Dans sa méta-analyse révolutionnaire publiée en 2010, Julianne Holt-Lunstad a démontré que les personnes ayant des liens sociaux solides sont 50 % moins susceptibles de mourir au cours d’une période donnée que celles qui ont moins de liens sociaux. La méta-analyse a combiné les données de 148 études répertoriant les habitudes sociales de plus de 300 000 personnes dans le monde. L’équipe de recherche a développé un codage approfondi pour les variables qui pourraient être pondérées pour obtenir l’effet d’amplitude globale du lien social sur la santé.
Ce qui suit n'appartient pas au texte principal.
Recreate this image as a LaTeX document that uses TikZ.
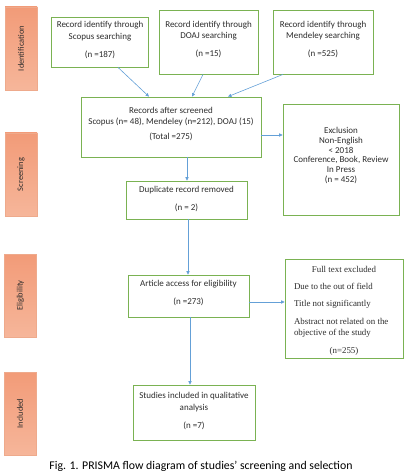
\documentclass[tikz,border=0pt]{standalone}
\usepackage{fontspec}
\setmainfont{Carlito}
\newfontfamily\tnr{Liberation Serif}
\usetikzlibrary{arrows.meta,calc}
\definecolor{boxgreen}{RGB}{122,178,82}
\definecolor{arrblue}{RGB}{100,160,215}
\definecolor{bartop}{RGB}{242,155,120}
\definecolor{barbot}{RGB}{246,182,154}
\definecolor{barline}{RGB}{238,170,140}
\definecolor{txt}{RGB}{45,45,45}
\tikzset{
  box/.style={draw=boxgreen, line width=0.8pt, fill=white, inner sep=0pt},
  btext/.style={inner sep=0pt, align=center, text=txt, font=\fontsize{9}{11.5}\selectfont},
  sidebar/.style={draw=barline, line width=0.4pt, top color=bartop, bottom color=barbot,
    minimum width=32pt, minimum height=83pt, inner sep=0pt},
  barlabel/.style={rotate=90, text=txt, font=\fontsize{8.4}{9}\selectfont},
  arr/.style={draw=arrblue, line width=0.6pt, -{Triangle[length=3.4pt,width=3.2pt]}},
}
\begin{document}
\begin{tikzpicture}[x=1pt,y=-1pt]
\useasboundingbox (0,0) rectangle (405,473);
% side bars
\node[sidebar] (b1) at (21,48.5) {};
\node[barlabel] (l1) at (b1) {Identification};
\node[sidebar] (b2) at (21,174.5) {};
\node[barlabel] (l2) at (b2) {Screening};
\node[sidebar] (b3) at (20.5,295.5) {};
\node[barlabel] (l3) at (b3) {Eligibility};
\node[sidebar] (b4) at (20,413.5) {};
\node[barlabel] (l4) at (b4) {Included};
% boxes
\node[box, minimum width=97pt, minimum height=50pt] (scopus) at (99.5,42) {};
\node[btext] (scopust) at (100,40) {Record identify through\\Scopus searching\\[6.5pt](n =187)};
\node[box, minimum width=99pt, minimum height=64pt] (doaj) at (208.5,42) {};
\node[btext] (doajt) at (208.5,39.5) {Record identify through\\DOAJ searching\\[6.5pt](n =15)};
\node[box, minimum width=100pt, minimum height=64pt] (mend) at (323,42) {};
\node[btext] (mendt) at (323,39.5) {Record identify through\\Mendeley searching\\[6.5pt](n =525)};
\node[box, minimum width=180pt, minimum height=60pt] (rec) at (171,127) {};
\node[btext, font=\fontsize{9}{11}\selectfont] (rect) at (171,124)
  {Records after screened\\Scopus (n= 48), Mendeley (n=212), DOAJ (15)\\[4pt](Total =275)};
\node[box, minimum width=116pt, minimum height=111pt] (excl) at (341,159.5) {};
\node[btext, font=\fontsize{9}{9.9}\selectfont] (exclt) at (341,155.5)
  {Exclusion\\Non-English\\< 2018\\Conference, Book, Review\\In Press\\(n = 452)};
\node[box, minimum width=121pt, minimum height=38pt] (dup) at (186.5,200) {};
\node[btext] (dupt) at (186.5,199) {Duplicate record removed\\[6.5pt](n = 2)};
\node[box, minimum width=121pt, minimum height=42pt] (art) at (188.5,296) {};
\node[btext] (artt) at (188.5,293) {Article access for eligibility\\[6.5pt](n =273)};
\node[box, minimum width=118pt, minimum height=99pt] (full) at (344,308.5) {};
\node[btext, align=left, font=\tnr\fontsize{8.9}{11}\selectfont] (fullt) at (344,311)
  {\makebox[100pt][c]{Full text excluded}\\[6pt]Due to the out of field\\[6pt]Title not significantly\\[6.5pt]Abstract not related on the\\objective of the study\\[7.5pt]\makebox[100pt][c]{(n=255)}};
\node[box, minimum width=122pt, minimum height=55pt] (stud) at (194,412.5) {};
\node[btext] (studt) at (194,411) {Studies included in qualitative\\analysis\\[7pt](n =7)};
% caption
\node[text=black, font=\fontsize{11.8}{13}\selectfont] (cap) at (201,466)
  {Fig. 1. PRISMA flow diagram of studies’ screening and selection};
% arrows
\draw[arr] ([xshift=18.5pt]scopus.south) -- ([xshift=-22pt]rec.north);
\draw[arr] ([xshift=-5.5pt]doaj.south) -- ([xshift=21pt]rec.north);
\draw[arr] ([xshift=-40pt]mend.south) -- ([xshift=57pt]rec.north);
\draw[arr] ([yshift=-8pt]rec.east) -- ([yshift=-8pt]rec.east -| excl.west);
\draw[arr] ([xshift=16pt]rec.south) -- ([xshift=16pt]rec.south |- dup.north);
\draw[arr] ([xshift=1.5pt]dup.south) -- ([xshift=1.5pt]dup.south |- art.north);
\draw[arr] ([yshift=-6pt]art.east) -- ([yshift=-6pt]art.east -| full.west);
\draw[arr] ([xshift=1.5pt]art.south) -- ([xshift=1.5pt]art.south |- stud.north);
\end{tikzpicture}
\end{document}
Ces résultats ont été confirmés par une méta-analyse de suivi publiée en 2015 qui a élargi l’échantillon à plus de 3,4 millions de personnes dans le monde et a révélé plus de nuances. À titre d’exemple, on y apprend qu’une meilleure qualité relationnelle augmente le taux d’ocytocine (souvent appelée « l’hormone de l’amour ») et que la présence d’une personne de confiance, ou même simplement le fait de penser à elle, réduit les réponses cardiovasculaires et neuroendocrines associées au stress. Mais l’élément le plus intéressant qu’a révélé cette étude, selon moi, est que contre toute attente, les deux plus importants facteurs prédicteurs de longévité tous facteurs confondus se sont avérés être les relations personnelles de confiance et l’intégration sociale. Cela donne de quoi réfléchir…
Puisque l’inclusion sociale s’avère être un déterminant de santé majeur, sinon LE plus important en matière non seulement de qualité de vie mais aussi de longévité, souvent négligée, nous devons en tenir compte dans l’évaluation de l’état de santé des individus et de la population, et mettre en place des mesures concrètes d’inclusion sociale. Pourquoi ne pas en tenir compte dans les aménagements urbains et l’organisation de la société ? Offrir des mesures économiques incitatives et promouvoir les bienfaits associés à l’inclusion sociale ? À la lumière des récentes catastrophes survenues dans les centres d’hébergement et de soins de longue durée (CHSLD) et des statistiques concernant l’augmentation de l’anxiété et de la dépression chez les enfants et les adolescents, les interventions de connectivité sociale pourraient potentiellement aider à réduire ces fléaux dans les différents groupes d’âge. Certains programmes jumelant les personnes âgées et les garderies et d’autres qui offrent aux étudiants la possibilité d’habiter en résidence pour personnes âgées à tarif réduit en échange de services et d’accompagnement ont déjà fait leurs preuves.
En conclusion
Le système capitaliste actuel basé sur de vielles notions patriarcales de compétition et de productivité néglige l’importance de l’intégration et de la collaboration au sein de la communauté pour notre santé mentale et physique. Souhaitons que cette période de confinement nous permette de prendre conscience de notre profond besoin de cohésion sociale et de la nécessité d’entretenir et de valoriser nos liens personnels et sociaux. La règle fondamentale qui sous-tend toutes les médecines étant Primum non nocere (premièrement, ne pas nuire), il serait d’une importance capitale dans le futur de s’assurer qu’en tentant d’éviter un mal comme une infection, on n’expose pas la population à un autre mal peut-être encore plus pernicieux via l’isolement social et l’amplification de la peur de l’autre. Du namasté ou namaskar des Indiens (le divin en moi s’incline devant le divin en toi) au In Lakesh (je suis un autre toi) des Mayas, la sagesse populaire millénaire nous rappelle que nous sommes des parcelles d’un tout unifié.